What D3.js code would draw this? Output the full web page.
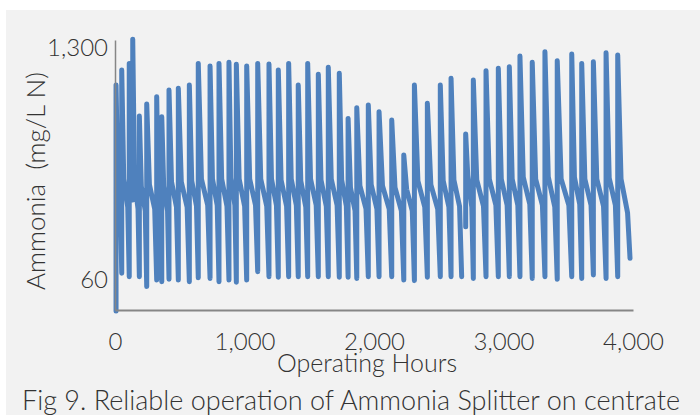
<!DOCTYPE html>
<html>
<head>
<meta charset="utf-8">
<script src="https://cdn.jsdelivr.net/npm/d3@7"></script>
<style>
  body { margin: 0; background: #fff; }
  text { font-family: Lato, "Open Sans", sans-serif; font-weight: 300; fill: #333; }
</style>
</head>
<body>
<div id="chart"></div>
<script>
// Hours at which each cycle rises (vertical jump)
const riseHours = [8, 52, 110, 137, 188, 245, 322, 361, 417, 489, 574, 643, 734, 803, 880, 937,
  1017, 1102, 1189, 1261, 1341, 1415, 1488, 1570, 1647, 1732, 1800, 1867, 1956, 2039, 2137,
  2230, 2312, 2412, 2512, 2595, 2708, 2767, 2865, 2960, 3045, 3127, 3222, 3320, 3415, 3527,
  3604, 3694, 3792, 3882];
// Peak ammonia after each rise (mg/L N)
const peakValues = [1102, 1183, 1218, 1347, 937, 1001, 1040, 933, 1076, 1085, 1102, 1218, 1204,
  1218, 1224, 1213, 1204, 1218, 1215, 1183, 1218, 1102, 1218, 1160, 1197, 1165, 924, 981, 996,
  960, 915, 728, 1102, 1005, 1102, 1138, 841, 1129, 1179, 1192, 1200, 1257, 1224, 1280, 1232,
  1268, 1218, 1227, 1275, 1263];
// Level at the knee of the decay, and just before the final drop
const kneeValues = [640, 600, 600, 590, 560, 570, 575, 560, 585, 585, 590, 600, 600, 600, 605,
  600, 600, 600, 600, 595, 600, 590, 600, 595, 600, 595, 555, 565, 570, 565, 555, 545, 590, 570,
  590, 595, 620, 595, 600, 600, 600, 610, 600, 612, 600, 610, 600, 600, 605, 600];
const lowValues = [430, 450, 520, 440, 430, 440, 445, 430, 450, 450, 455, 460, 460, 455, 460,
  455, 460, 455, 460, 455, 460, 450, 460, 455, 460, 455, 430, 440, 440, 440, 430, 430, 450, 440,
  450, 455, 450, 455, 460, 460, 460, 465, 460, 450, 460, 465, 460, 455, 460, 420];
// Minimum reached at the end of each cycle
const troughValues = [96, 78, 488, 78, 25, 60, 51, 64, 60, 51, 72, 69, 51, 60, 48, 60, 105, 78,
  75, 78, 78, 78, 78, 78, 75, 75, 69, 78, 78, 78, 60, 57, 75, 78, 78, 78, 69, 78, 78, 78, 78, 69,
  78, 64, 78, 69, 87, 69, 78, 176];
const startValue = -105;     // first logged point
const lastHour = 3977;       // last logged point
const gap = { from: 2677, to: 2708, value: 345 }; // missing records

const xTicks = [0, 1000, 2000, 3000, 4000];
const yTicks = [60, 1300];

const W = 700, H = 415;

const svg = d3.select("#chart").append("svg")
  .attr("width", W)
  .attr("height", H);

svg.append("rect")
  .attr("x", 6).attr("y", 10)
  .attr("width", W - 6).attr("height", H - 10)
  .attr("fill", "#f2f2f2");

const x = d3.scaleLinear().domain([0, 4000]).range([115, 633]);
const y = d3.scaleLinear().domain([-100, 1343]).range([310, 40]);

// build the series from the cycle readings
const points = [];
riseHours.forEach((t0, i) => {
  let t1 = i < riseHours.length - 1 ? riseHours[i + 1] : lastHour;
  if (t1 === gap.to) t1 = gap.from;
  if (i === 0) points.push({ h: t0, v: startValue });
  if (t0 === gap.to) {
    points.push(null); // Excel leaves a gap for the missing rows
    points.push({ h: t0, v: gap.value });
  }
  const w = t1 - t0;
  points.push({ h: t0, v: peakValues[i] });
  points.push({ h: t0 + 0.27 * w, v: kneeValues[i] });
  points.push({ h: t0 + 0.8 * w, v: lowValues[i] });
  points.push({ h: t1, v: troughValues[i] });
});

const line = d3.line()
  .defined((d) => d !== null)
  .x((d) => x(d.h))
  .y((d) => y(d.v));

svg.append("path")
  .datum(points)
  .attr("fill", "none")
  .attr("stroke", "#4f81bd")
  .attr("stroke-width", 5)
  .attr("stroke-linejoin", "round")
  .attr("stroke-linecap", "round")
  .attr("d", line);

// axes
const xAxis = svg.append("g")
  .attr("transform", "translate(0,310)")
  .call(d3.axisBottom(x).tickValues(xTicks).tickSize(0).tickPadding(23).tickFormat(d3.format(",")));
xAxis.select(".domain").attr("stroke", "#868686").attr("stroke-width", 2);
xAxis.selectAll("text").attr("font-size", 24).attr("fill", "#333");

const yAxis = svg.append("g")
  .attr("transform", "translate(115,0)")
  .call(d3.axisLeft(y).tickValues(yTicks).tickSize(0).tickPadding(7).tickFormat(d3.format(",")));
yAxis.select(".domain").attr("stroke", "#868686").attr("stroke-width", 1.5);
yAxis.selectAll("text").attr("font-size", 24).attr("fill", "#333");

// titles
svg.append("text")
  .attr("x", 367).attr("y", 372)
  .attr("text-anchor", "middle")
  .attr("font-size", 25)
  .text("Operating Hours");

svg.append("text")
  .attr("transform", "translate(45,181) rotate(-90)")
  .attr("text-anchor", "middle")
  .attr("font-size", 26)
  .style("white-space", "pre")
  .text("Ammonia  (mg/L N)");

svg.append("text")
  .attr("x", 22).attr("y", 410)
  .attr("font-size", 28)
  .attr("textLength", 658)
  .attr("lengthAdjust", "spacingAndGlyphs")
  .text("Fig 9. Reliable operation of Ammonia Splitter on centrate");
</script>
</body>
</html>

:::

Copy out all the data without changing anything, and drop the pictures.

What D3.js code would draw this? Output the full web page.
<!DOCTYPE html>
<html>
<head>
<meta charset="utf-8">
<script src="https://cdn.jsdelivr.net/npm/d3@7"></script>
<style>
  body { margin: 0; background: #fff; }
  text { font-family: Lato, "Open Sans", sans-serif; font-weight: 300; fill: #333; }
</style>
</head>
<body>
<div id="chart"></div>
<script>
// Hours at which each cycle rises (vertical jump)
const riseHours = [8, 52, 110, 137, 188, 245, 322, 361, 417, 489, 574, 643, 734, 803, 880, 937,
  1017, 1102, 1189, 1261, 1341, 1415, 1488, 1570, 1647, 1732, 1800, 1867, 1956, 2039, 2137,
  2230, 2312, 2412, 2512, 2595, 2708, 2767, 2865, 2960, 3045, 3127, 3222, 3320, 3415, 3527,
  3604, 3694, 3792, 3882];
// Peak ammonia after each rise (mg/L N)
const peakValues = [1102, 1183, 1218, 1347, 937, 1001, 1040, 933, 1076, 1085, 1102, 1218, 1204,
  1218, 1224, 1213, 1204, 1218, 1215, 1183, 1218, 1102, 1218, 1160, 1197, 1165, 924, 981, 996,
  960, 915, 728, 1102, 1005, 1102, 1138, 841, 1129, 1179, 1192, 1200, 1257, 1224, 1280, 1232,
  1268, 1218, 1227, 1275, 1263];
// Level at the knee of the decay, and just before the final drop
const kneeValues = [640, 600, 600, 590, 560, 570, 575, 560, 585, 585, 590, 600, 600, 600, 605,
  600, 600, 600, 600, 595, 600, 590, 600, 595, 600, 595, 555, 565, 570, 565, 555, 545, 590, 570,
  590, 595, 620, 595, 600, 600, 600, 610, 600, 612, 600, 610, 600, 600, 605, 600];
const lowValues = [430, 450, 520, 440, 430, 440, 445, 430, 450, 450, 455, 460, 460, 455, 460,
  455, 460, 455, 460, 455, 460, 450, 460, 455, 460, 455, 430, 440, 440, 440, 430, 430, 450, 440,
  450, 455, 450, 455, 460, 460, 460, 465, 460, 450, 460, 465, 460, 455, 460, 420];
// Minimum reached at the end of each cycle
const troughValues = [96, 78, 488, 78, 25, 60, 51, 64, 60, 51, 72, 69, 51, 60, 48, 60, 105, 78,
  75, 78, 78, 78, 78, 78, 75, 75, 69, 78, 78, 78, 60, 57, 75, 78, 78, 78, 69, 78, 78, 78, 78, 69,
  78, 64, 78, 69, 87, 69, 78, 176];
const startValue = -105;     // first logged point
const lastHour = 3977;       // last logged point
const gap = { from: 2677, to: 2708, value: 345 }; // missing records

const xTicks = [0, 1000, 2000, 3000, 4000];
const yTicks = [60, 1300];

const W = 700, H = 415;

const svg = d3.select("#chart").append("svg")
  .attr("width", W)
  .attr("height", H);

svg.append("rect")
  .attr("x", 6).attr("y", 10)
  .attr("width", W - 6).attr("height", H - 10)
  .attr("fill", "#f2f2f2");

const x = d3.scaleLinear().domain([0, 4000]).range([115, 633]);
const y = d3.scaleLinear().domain([-100, 1343]).range([310, 40]);

// build the series from the cycle readings
const points = [];
riseHours.forEach((t0, i) => {
  let t1 = i < riseHours.length - 1 ? riseHours[i + 1] : lastHour;
  if (t1 === gap.to) t1 = gap.from;
  if (i === 0) points.push({ h: t0, v: startValue });
  if (t0 === gap.to) {
    points.push(null); // Excel leaves a gap for the missing rows
    points.push({ h: t0, v: gap.value });
  }
  const w = t1 - t0;
  points.push({ h: t0, v: peakValues[i] });
  points.push({ h: t0 + 0.27 * w, v: kneeValues[i] });
  points.push({ h: t0 + 0.8 * w, v: lowValues[i] });
  points.push({ h: t1, v: troughValues[i] });
});

const line = d3.line()
  .defined((d) => d !== null)
  .x((d) => x(d.h))
  .y((d) => y(d.v));

svg.append("path")
  .datum(points)
  .attr("fill", "none")
  .attr("stroke", "#4f81bd")
  .attr("stroke-width", 5)
  .attr("stroke-linejoin", "round")
  .attr("stroke-linecap", "round")
  .attr("d", line);

// axes
const xAxis = svg.append("g")
  .attr("transform", "translate(0,310)")
  .call(d3.axisBottom(x).tickValues(xTicks).tickSize(0).tickPadding(23).tickFormat(d3.format(",")));
xAxis.select(".domain").attr("stroke", "#868686").attr("stroke-width", 2);
xAxis.selectAll("text").attr("font-size", 24).attr("fill", "#333");

const yAxis = svg.append("g")
  .attr("transform", "translate(115,0)")
  .call(d3.axisLeft(y).tickValues(yTicks).tickSize(0).tickPadding(7).tickFormat(d3.format(",")));
yAxis.select(".domain").attr("stroke", "#868686").attr("stroke-width", 1.5);
yAxis.selectAll("text").attr("font-size", 24).attr("fill", "#333");

// titles
svg.append("text")
  .attr("x", 367).attr("y", 372)
  .attr("text-anchor", "middle")
  .attr("font-size", 25)
  .text("Operating Hours");

svg.append("text")
  .attr("transform", "translate(45,181) rotate(-90)")
  .attr("text-anchor", "middle")
  .attr("font-size", 26)
  .style("white-space", "pre")
  .text("Ammonia  (mg/L N)");

svg.append("text")
  .attr("x", 22).attr("y", 410)
  .attr("font-size", 28)
  .attr("textLength", 658)
  .attr("lengthAdjust", "spacingAndGlyphs")
  .text("Fig 9. Reliable operation of Ammonia Splitter on centrate");
</script>
</body>
</html>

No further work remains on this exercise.